WORK TO DO: Write out only the lines from the start of the entries up to and including the line with "return (x - OFF"; please skip the pictures.

THE INPUT:
⟨

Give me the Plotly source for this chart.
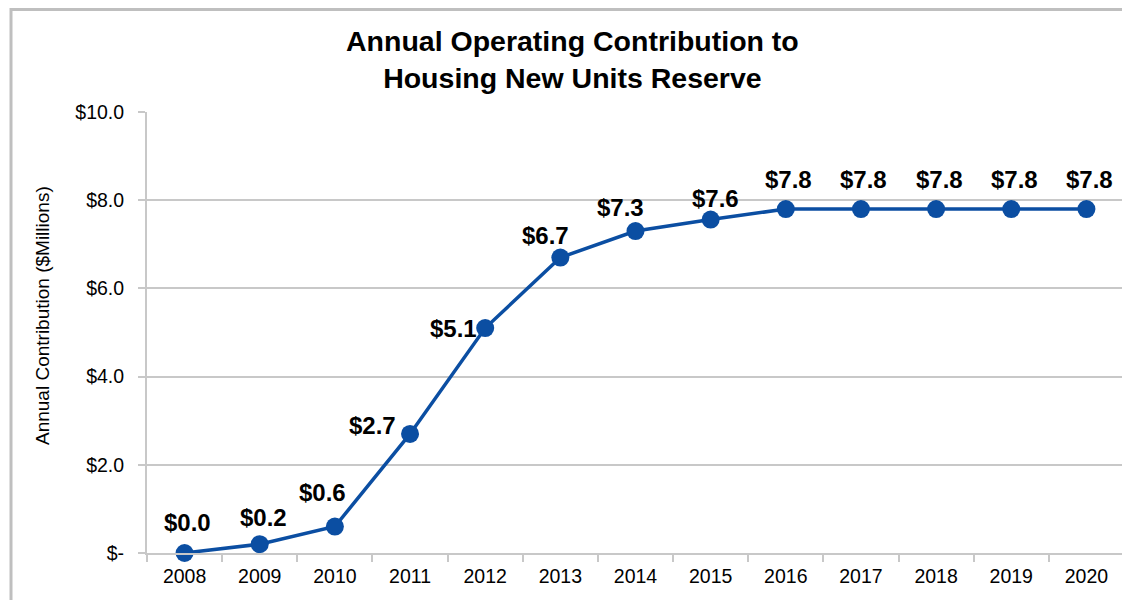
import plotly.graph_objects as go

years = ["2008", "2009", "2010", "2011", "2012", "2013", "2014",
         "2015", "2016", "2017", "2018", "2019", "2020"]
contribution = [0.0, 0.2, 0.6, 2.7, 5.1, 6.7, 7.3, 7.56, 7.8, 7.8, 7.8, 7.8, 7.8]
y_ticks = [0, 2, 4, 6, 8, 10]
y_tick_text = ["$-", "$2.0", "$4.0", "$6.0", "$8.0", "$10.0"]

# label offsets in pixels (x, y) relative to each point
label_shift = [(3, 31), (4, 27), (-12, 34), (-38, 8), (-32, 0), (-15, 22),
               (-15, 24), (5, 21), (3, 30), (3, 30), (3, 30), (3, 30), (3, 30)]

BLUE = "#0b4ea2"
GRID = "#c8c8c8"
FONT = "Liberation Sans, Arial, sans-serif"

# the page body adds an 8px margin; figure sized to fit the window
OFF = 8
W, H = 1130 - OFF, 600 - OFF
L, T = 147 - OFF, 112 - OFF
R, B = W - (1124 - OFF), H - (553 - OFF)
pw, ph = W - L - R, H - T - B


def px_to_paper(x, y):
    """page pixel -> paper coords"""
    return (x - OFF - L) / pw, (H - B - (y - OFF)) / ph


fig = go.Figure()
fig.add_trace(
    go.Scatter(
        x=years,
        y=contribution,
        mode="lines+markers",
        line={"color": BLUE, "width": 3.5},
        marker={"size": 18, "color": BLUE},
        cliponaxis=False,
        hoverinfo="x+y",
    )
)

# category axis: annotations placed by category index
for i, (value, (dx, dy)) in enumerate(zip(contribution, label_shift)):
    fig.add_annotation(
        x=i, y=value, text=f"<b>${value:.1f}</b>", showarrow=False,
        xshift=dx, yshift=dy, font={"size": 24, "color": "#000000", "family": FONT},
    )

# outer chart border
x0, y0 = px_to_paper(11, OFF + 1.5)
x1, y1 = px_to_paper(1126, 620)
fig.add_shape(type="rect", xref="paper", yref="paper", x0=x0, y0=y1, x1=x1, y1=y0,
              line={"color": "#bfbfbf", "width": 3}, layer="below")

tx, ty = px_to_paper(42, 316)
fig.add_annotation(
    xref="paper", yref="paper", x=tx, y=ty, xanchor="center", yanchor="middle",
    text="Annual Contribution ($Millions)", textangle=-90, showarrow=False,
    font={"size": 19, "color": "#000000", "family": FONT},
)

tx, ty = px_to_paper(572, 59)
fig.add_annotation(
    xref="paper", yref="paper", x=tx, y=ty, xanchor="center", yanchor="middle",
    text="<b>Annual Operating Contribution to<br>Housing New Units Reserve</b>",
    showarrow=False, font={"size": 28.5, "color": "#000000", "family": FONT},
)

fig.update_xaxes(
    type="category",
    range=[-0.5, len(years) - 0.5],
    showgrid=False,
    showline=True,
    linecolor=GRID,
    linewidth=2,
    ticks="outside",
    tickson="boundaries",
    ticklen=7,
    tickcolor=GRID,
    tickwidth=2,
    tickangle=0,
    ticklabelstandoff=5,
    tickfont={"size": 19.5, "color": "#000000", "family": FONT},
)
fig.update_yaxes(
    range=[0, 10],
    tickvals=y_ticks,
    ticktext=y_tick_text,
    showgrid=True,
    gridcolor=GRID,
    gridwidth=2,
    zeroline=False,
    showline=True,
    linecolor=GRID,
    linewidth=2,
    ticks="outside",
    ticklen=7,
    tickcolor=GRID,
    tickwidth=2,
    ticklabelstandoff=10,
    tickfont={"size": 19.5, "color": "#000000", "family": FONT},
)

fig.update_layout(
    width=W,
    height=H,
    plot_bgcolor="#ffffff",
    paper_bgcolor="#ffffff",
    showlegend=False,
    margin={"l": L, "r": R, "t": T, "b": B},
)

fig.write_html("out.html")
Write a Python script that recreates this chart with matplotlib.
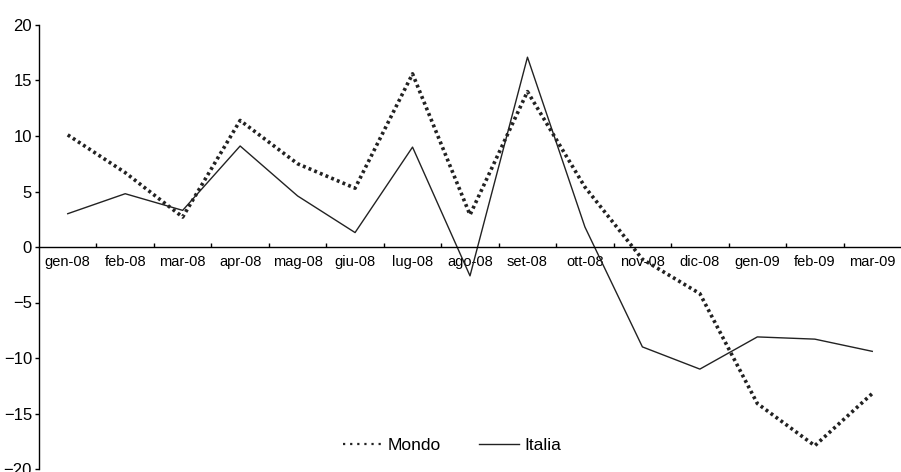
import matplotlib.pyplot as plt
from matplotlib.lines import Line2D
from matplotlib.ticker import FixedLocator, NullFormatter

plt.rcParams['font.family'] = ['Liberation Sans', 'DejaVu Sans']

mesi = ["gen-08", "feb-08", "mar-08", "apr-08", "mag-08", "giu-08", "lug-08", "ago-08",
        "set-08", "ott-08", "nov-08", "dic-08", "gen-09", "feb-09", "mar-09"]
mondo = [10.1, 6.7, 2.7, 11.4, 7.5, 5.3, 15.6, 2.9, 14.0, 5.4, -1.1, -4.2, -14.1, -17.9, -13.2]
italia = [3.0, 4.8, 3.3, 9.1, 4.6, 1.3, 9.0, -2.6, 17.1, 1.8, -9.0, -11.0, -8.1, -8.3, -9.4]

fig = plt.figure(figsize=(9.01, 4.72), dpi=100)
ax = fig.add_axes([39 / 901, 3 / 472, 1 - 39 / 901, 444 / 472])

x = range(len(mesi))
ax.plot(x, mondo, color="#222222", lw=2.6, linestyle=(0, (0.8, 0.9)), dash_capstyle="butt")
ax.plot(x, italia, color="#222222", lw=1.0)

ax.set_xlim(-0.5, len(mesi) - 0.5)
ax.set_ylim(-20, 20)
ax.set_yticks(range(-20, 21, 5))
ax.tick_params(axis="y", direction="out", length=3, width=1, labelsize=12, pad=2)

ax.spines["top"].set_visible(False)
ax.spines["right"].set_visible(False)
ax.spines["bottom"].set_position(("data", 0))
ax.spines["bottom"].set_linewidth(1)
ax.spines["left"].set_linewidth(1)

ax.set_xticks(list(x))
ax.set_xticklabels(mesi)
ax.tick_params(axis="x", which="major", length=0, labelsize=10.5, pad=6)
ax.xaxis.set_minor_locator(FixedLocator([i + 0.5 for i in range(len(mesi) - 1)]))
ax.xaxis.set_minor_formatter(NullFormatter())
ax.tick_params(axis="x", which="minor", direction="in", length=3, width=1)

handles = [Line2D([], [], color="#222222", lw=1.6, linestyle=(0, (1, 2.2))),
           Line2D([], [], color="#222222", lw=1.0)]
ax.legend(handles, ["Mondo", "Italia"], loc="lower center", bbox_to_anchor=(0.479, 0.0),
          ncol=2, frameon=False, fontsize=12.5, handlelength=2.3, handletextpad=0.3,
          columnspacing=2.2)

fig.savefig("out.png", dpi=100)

⟩

RESULT:
Give me the Plotly source for this chart.
import plotly.graph_objects as go

years = ["2008", "2009", "2010", "2011", "2012", "2013", "2014",
         "2015", "2016", "2017", "2018", "2019", "2020"]
contribution = [0.0, 0.2, 0.6, 2.7, 5.1, 6.7, 7.3, 7.56, 7.8, 7.8, 7.8, 7.8, 7.8]
y_ticks = [0, 2, 4, 6, 8, 10]
y_tick_text = ["$-", "$2.0", "$4.0", "$6.0", "$8.0", "$10.0"]

# label offsets in pixels (x, y) relative to each point
label_shift = [(3, 31), (4, 27), (-12, 34), (-38, 8), (-32, 0), (-15, 22),
               (-15, 24), (5, 21), (3, 30), (3, 30), (3, 30), (3, 30), (3, 30)]

BLUE = "#0b4ea2"
GRID = "#c8c8c8"
FONT = "Liberation Sans, Arial, sans-serif"

# the page body adds an 8px margin; figure sized to fit the window
OFF = 8
W, H = 1130 - OFF, 600 - OFF
L, T = 147 - OFF, 112 - OFF
R, B = W - (1124 - OFF), H - (553 - OFF)
pw, ph = W - L - R, H - T - B


def px_to_paper(x, y):
    """page pixel -> paper coords"""
    return (x - OFF - L) / pw, (H - B - (y - OFF)) / ph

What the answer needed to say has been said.